Many small businesses chug along for years, growing a little at a time. Their owners get lulled into a kind of complacency. Then one day they start to realize that morale has soured, productivity has declined and the business just isn’t growing as fast as it seems it should.
Such a business, for lack of a better term, has fallen into a funk.
The dictionary defines a “funk” as a low or depressed mood, and that certainly matches the mindset at many small companies these days. Sure, the economy overall has been in recovery mode for years, but many smaller companies still feel a little trapped.
Business owners and employees alike are feeling increasingly overworked, under-appreciated, and skeptical. And despite hopeful talk, they remain anxious, distrustful, and worst of all, disengaged.
So why should it matter how your employees feel, as long as they show up and do their jobs? The answer is productivity.
Research from Gallup estimates that disengaged employees are costing their companies big bucks – as much as one out of every three dollars you spend on payroll.
Think about what’s happening at your business. Are you throwing away a third of your entire payroll due to simple negativity? And whether that funk has descended on your business recently or has been there all along, you need to face it and change it.
Here's one explanation of what’s happened lately. For years, small business owners and managers were focused on the numbers, and the numbers were good. So morale was up and everyone was happy. But then the cycle changed and growth slowed or even reversed. And when you're focused on numbers and they're going down – or simply not growing as quickly as you’d like – the mood drops as well and pessimism creeps in. As a result, engagement and performance drop.

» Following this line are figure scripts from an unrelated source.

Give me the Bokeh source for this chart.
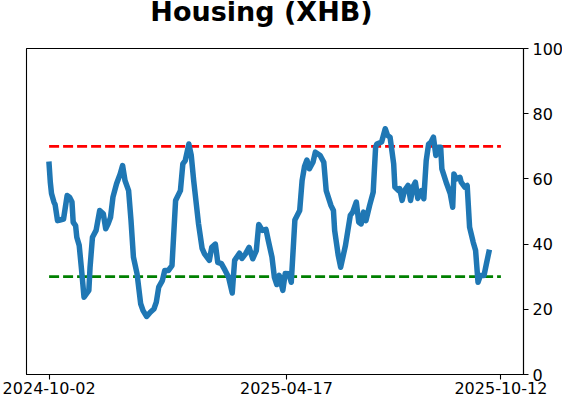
import pandas as pd
from bokeh.plotting import figure
from bokeh.layouts import column
from bokeh.models import Range1d, FixedTicker, DatetimeTickFormatter, Div
from bokeh.embed import file_html
from bokeh.resources import INLINE

dates = [
    "2024-10-02", "2024-10-03", "2024-10-04", "2024-10-06", "2024-10-07", "2024-10-09",
    "2024-10-11", "2024-10-14", "2024-10-17", "2024-10-19", "2024-10-21", "2024-10-22",
    "2024-10-24", "2024-10-25", "2024-10-27", "2024-10-29", "2024-10-31", "2024-11-04",
    "2024-11-05", "2024-11-07", "2024-11-10", "2024-11-13", "2024-11-16", "2024-11-18",
    "2024-11-20", "2024-11-22", "2024-11-24", "2024-11-27", "2024-11-30", "2024-12-02",
    "2024-12-04", "2024-12-07", "2024-12-09", "2024-12-11", "2024-12-14", "2024-12-17",
    "2024-12-19", "2024-12-22", "2024-12-25", "2024-12-28", "2024-12-30", "2025-01-01",
    "2025-01-04", "2025-01-06", "2025-01-09", "2025-01-12", "2025-01-15", "2025-01-19",
    "2025-01-21", "2025-01-23", "2025-01-26", "2025-01-28", "2025-01-30", "2025-02-03",
    "2025-02-06", "2025-02-08", "2025-02-12", "2025-02-14", "2025-02-17", "2025-02-19",
    "2025-02-22", "2025-02-25", "2025-02-28", "2025-03-03", "2025-03-05", "2025-03-09",
    "2025-03-11", "2025-03-14", "2025-03-17", "2025-03-20", "2025-03-23", "2025-03-25",
    "2025-03-28", "2025-03-31", "2025-04-02", "2025-04-05", "2025-04-07", "2025-04-09",
    "2025-04-11", "2025-04-14", "2025-04-16", "2025-04-19", "2025-04-21", "2025-04-23",
    "2025-04-24", "2025-04-28", "2025-04-30", "2025-05-02", "2025-05-04", "2025-05-06",
    "2025-05-09", "2025-05-11", "2025-05-15", "2025-05-18", "2025-05-20", "2025-05-24",
    "2025-05-26", "2025-05-27", "2025-05-30", "2025-06-01", "2025-06-05", "2025-06-07",
    "2025-06-09", "2025-06-11", "2025-06-14", "2025-06-16", "2025-06-18", "2025-06-20",
    "2025-06-22", "2025-06-25", "2025-06-28", "2025-06-30", "2025-07-01", "2025-07-05",
    "2025-07-08", "2025-07-10", "2025-07-12", "2025-07-15", "2025-07-16", "2025-07-19",
    "2025-07-20", "2025-07-22", "2025-07-24", "2025-07-27", "2025-07-29", "2025-07-31",
    "2025-08-02", "2025-08-04", "2025-08-07", "2025-08-09", "2025-08-11", "2025-08-13",
    "2025-08-15", "2025-08-17", "2025-08-19", "2025-08-21", "2025-08-23", "2025-08-24",
    "2025-08-28", "2025-08-31", "2025-09-02", "2025-09-03", "2025-09-05", "2025-09-08",
    "2025-09-09", "2025-09-12", "2025-09-14", "2025-09-16", "2025-09-19", "2025-09-21",
    "2025-09-23", "2025-09-25", "2025-09-28", "2025-09-30", "2025-10-02",
]
values = [
    64.5, 59.0, 55.5, 52.9, 52.1, 47.2,
    47.4, 47.7, 54.9, 54.4, 52.9, 46.7,
    45.7, 42.1, 39.6, 31.9, 23.7, 25.8,
    32.9, 42.1, 44.2, 50.3, 49.3, 44.7,
    46.2, 48.2, 54.4, 58.5, 61.5, 64.1,
    59.5, 56.4, 47.2, 36.0, 30.9, 21.7,
    19.6, 17.8, 19.1, 20.1, 22.2, 26.8,
    28.8, 31.9, 31.9, 33.4, 53.4, 56.4,
    64.6, 65.6, 70.7, 67.2, 59.5, 46.3,
    38.7, 37.0, 35.0, 39.0, 40.0, 34.4,
    34.0, 32.0, 29.8, 25.0, 35.0, 37.2,
    35.6, 37.0, 39.0, 35.5, 38.0, 46.0,
    44.2, 44.5, 41.0, 36.0, 29.8, 27.6,
    30.4, 25.8, 31.0, 30.9, 28.3, 41.0,
    47.4, 50.3, 59.5, 63.8, 65.8, 63.1,
    65.1, 68.2, 67.2, 65.1, 56.4, 51.8,
    50.3, 44.2, 36.5, 32.9, 39.6, 44.2,
    48.8, 49.8, 52.9, 46.7, 46.2, 49.8,
    47.2, 51.8, 55.9, 69.7, 70.7, 71.3,
    75.4, 73.3, 72.8, 64.6, 57.5, 56.4,
    57.0, 53.4, 56.4, 58.0, 53.4, 57.5,
    59.0, 54.0, 56.4, 53.9, 65.6, 70.7,
    71.3, 72.8, 67.2, 69.7, 69.7, 63.1,
    58.5, 55.4, 51.3, 61.5, 60.0, 60.5,
    59.0, 57.5, 58.0, 45.2, 40.6, 38.0,
    28.3, 30.4, 30.4, 34.0, 37.5,
]
tick_dates = ["2024-10-02", "2025-04-17", "2025-10-12"]
y_ticks = [0, 20, 40, 60, 80, 100]
upper_level = 70
lower_level = 30
title_text = "Housing (XHB)"

x = [d.to_pydatetime() for d in pd.to_datetime(dates)]
tdt = pd.to_datetime(tick_dates)
pad = (tdt[-1] - tdt[0]) * 0.05
x_start = (tdt[0] - pad).to_pydatetime()
x_end = (tdt[-1] + pad).to_pydatetime()
tick_ms = [int(t.value // 10**6) for t in tdt]

FONT = "DejaVu Sans"

p = figure(
    x_axis_type="datetime",
    y_axis_location="right",
    frame_width=497, frame_height=326,
    min_border_left=26, min_border_top=8, min_border_bottom=28, min_border_right=39,
    x_range=Range1d(x_start, x_end), y_range=Range1d(0, 100),
    output_backend="svg", toolbar_location=None,
)

p.xgrid.visible = False
p.ygrid.visible = False
p.outline_line_color = "black"
p.outline_line_width = 1.1
p.background_fill_color = "white"
p.border_fill_color = "white"

for ax in (p.xaxis[0], p.yaxis[0]):
    ax.axis_line_color = "black"
    ax.axis_line_width = 1.1
    ax.major_tick_line_color = "black"
    ax.major_tick_line_width = 1.1
    ax.major_tick_out = 5
    ax.major_tick_in = 0
    ax.minor_tick_line_color = None
    ax.major_label_text_font = FONT
    ax.major_label_text_font_size = "16px"
    ax.major_label_text_color = "black"

p.xaxis[0].ticker = FixedTicker(ticks=tick_ms)
fmt = "%Y-%m-%d"
p.xaxis[0].formatter = DatetimeTickFormatter(
    milliseconds=fmt, seconds=fmt, minsec=fmt, minutes=fmt, hourmin=fmt,
    hours=fmt, days=fmt, months=fmt, years=fmt, strip_leading_zeros=False,
)
p.xaxis[0].major_label_standoff = 2
p.yaxis[0].ticker = FixedTicker(ticks=y_ticks)
p.yaxis[0].major_label_standoff = 4

level_x = [tdt[0].to_pydatetime(), tdt[-1].to_pydatetime()]
p.line(level_x, [upper_level, upper_level], line_color="red", line_width=2.8, line_dash="10 4")
p.line(level_x, [lower_level, lower_level], line_color="green", line_width=2.8, line_dash="10 4")

p.line(x, values, line_color="#1f77b4", line_width=5.5, line_join="round", line_cap="square")

title = Div(
    text=(
        '<div style="font-family: \'DejaVu Sans\'; font-size: 27px; font-weight: bold; '
        'line-height: 24px; color: black; text-align: center; width: 497px; '
        'padding-left: 26px; margin-top: 0px; white-space: nowrap;">'
        + title_text + "</div>"
    ),
    width=562, height=40, margin=(0, 0, 0, 0),
)

layout = column(title, p, spacing=0, margin=(0, 0, 0, 0))

open("out.html", "w").write(file_html(layout, INLINE))
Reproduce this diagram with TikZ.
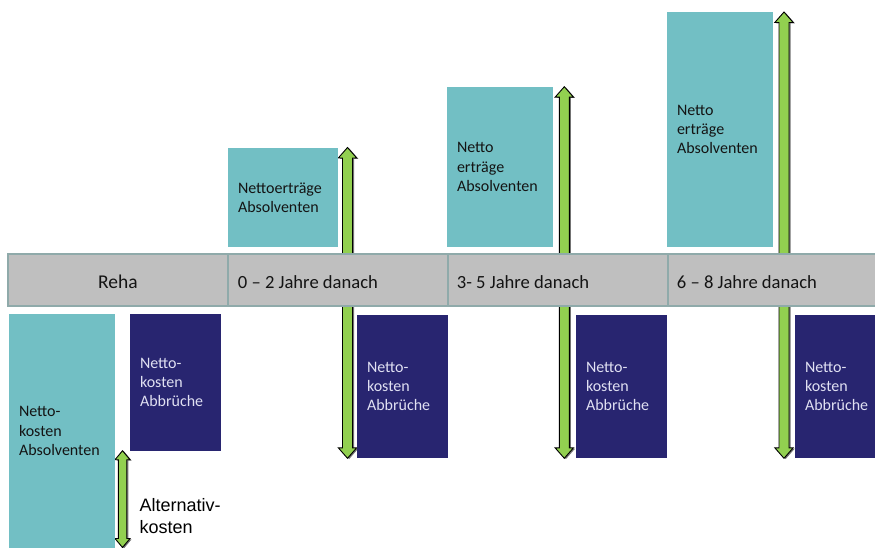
\documentclass[tikz,border=0pt]{standalone}
\usepackage{fontspec}
\setmainfont{Carlito}
\newfontfamily\labelsans{Liberation Sans}
\definecolor{tealbox}{RGB}{114,191,196}
\definecolor{navybox}{RGB}{40,37,112}
\definecolor{navytext}{RGB}{224,224,242}
\definecolor{barfill}{RGB}{191,191,191}
\definecolor{barline}{RGB}{143,170,170}
\definecolor{arrowgreen}{RGB}{146,208,80}
% vertical block arrow with heads at both ends:
% centre x, top tip y, bottom tip y, half shaft width, half head width, head length
\newcommand\dblarrowpath[6]{(#1,#2) -- (#1+#5,#2+#6) -- (#1+#4,#2+#6) -- (#1+#4,#3-#6) -- (#1+#5,#3-#6) -- (#1,#3) -- (#1-#5,#3-#6) -- (#1-#4,#3-#6) -- (#1-#4,#2+#6) -- (#1-#5,#2+#6) -- cycle}
\newcommand\dblarrow[6]{%
  \fill[arrowshade, shift={(1.6,0.8)}] \dblarrowpath{#1}{#2}{#3}{#4}{#5}{#6};
  \draw[arrowbody] \dblarrowpath{#1}{#2}{#3}{#4}{#5}{#6};}
\begin{document}
\begin{tikzpicture}[x=1pt,y=-1pt,
  box/.style={rectangle, anchor=north west, outer sep=0pt, inner xsep=10pt,
    inner ysep=0pt, align=left, font=\fontsize{16}{19.4}\selectfont},
  gainbox/.style={box, fill=tealbox, text=black!92},
  lossbox/.style={box, fill=navybox, text=navytext},
  cell/.style={rectangle, anchor=north west, outer sep=0pt, fill=barfill,
    draw=barline, line width=2.5pt, minimum height=52pt},
  celltext/.style={inner sep=0pt, font=\fontsize{18.6}{22}\selectfont, text=black!92},
  arrowbody/.style={fill=arrowgreen, draw=black, line width=0.9pt, line join=miter},
  arrowshade/.style={fill=black!55},
  note/.style={anchor=base west, inner sep=0pt, align=left,
    font=\labelsans\fontsize{18}{21.6}\selectfont, text=black}]
\clip (0,0) rectangle (875,548);
\fill[white] (0,0) rectangle (875,548);

% green arrows running through the time line
\dblarrow{347.5}{147.5}{458.3}{5}{9.2}{10.5}
\dblarrow{564.3}{86.7}{458.3}{5}{9.2}{10.5}
\dblarrow{784.0}{12}{458.3}{5}{9.2}{10.5}
\dblarrow{122.5}{450.7}{547.5}{4.2}{7.5}{9}

% time line
\node[cell, minimum width=220pt] (c0) at (8,254) {};
\node[cell, minimum width=220pt] (c1) at (228,254) {};
\node[cell, minimum width=220pt] (c2) at (448,254) {};
\node[cell, minimum width=220pt] (c3) at (668,254) {};
\node[celltext, anchor=base, font=\fontsize{19.5}{22}\selectfont] (t0) at (118,288.3) {Reha};
\node[celltext, anchor=base west] (t1) at (237.7,288.3) {0 – 2 Jahre danach};
\node[celltext, anchor=base west] (t2) at (456.7,288.3) {3- 5 Jahre danach};
\node[celltext, anchor=base west] (t3) at (676.7,288.3) {6 – 8 Jahre danach};

% returns of graduates (above the line)
\node[gainbox, minimum width=110pt, text width=90pt, minimum height=99pt] (g1) at (228,148) {Nettoerträge\\Absolventen};
\node[gainbox, minimum width=106pt, text width=86pt, minimum height=160pt] (g2) at (447,87) {Netto\\erträge\\Absolventen};
\node[gainbox, minimum width=106pt, text width=86pt, minimum height=235pt] (g3) at (667,12) {Netto\\erträge\\Absolventen};

% costs (below the line)
\node[gainbox, minimum width=106pt, text width=86pt, minimum height=234pt] (g0) at (9,314) {Netto-\\kosten\\Absolventen};
\node[lossbox, minimum width=91pt, text width=71pt, minimum height=137pt] (l0) at (130,314) {Netto-\\kosten\\Abbrüche};
\node[lossbox, minimum width=91pt, text width=71pt, minimum height=143pt] (l1) at (357,315) {Netto-\\kosten\\Abbrüche};
\node[lossbox, minimum width=91pt, text width=71pt, minimum height=143pt] (l2) at (576,315) {Netto-\\kosten\\Abbrüche};
\node[lossbox, minimum width=91pt, text width=71pt, minimum height=143pt] (l3) at (795,315) {Netto-\\kosten\\Abbrüche};

% base of a multi-line node sits on its last line
\node[note] (alt) at (139.3,533) {Alternativ-\\kosten};
\end{tikzpicture}
\end{document}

Bottom line: That kind of workplace funk could be sapping your cash flow at a time when every penny still counts.
To right the ship, you need to change your leadership focus. The new focus should be on culture. It should be on purpose and morale and loyalty. And all of that boils down to engaged relationships.
Here are three rules to follow:
Rule #1: Positive communication kills negativity: Recovery or no recovery, these are still uncertain times. Employees are always wondering what's going to happen next, whether their jobs will be impacted, and what action to take. That uncertainty creates a void. Unless you fill the void with clear, positive information, people tend to assume the worst. Negativity will dominate everyone’s thoughts and actions.
The number one thing a manager can do during times of uncertainty is to communicate with transparency, authenticity, and clarity. Even when the news is not so positive, you can communicate it positively: Tell the truth, give everyone a plan, and help them believe.
Rule #2: Employees need nourishment to thrive. Most employees just want to know this: Do you care about me; can I trust you? If your answer is yes to both of those questions, your employees will be more likely to become contributors to your success.
Employees who feel cared for and nourished are more engaged in what they're doing and will work to their highest potential. Learn to view your employees like family. This will change the way you treat them.
Rule #3: Workplace relationships count: Avoid appearing constantly stressed and overworked. Sure, that might be tough sometimes. With projects to complete, to-do lists to accomplish, goals to hit and outcomes to achieve, business owners and managers sometimes throw employees under the bus as they rush toward the next deadline.
When you are especially busy and stressed, the brain goes into survival mode, and we stop thinking about serving other people, mentoring them, and helping them thrive. This is where we drop the ball as business leaders. Just when we need to be the most engaging, we become the least engaging. What our employees need the most, we're delivering the least. And so the problems grow and multiply.
Remember that it's not the numbers that drive people, but people and relationships that drive numbers.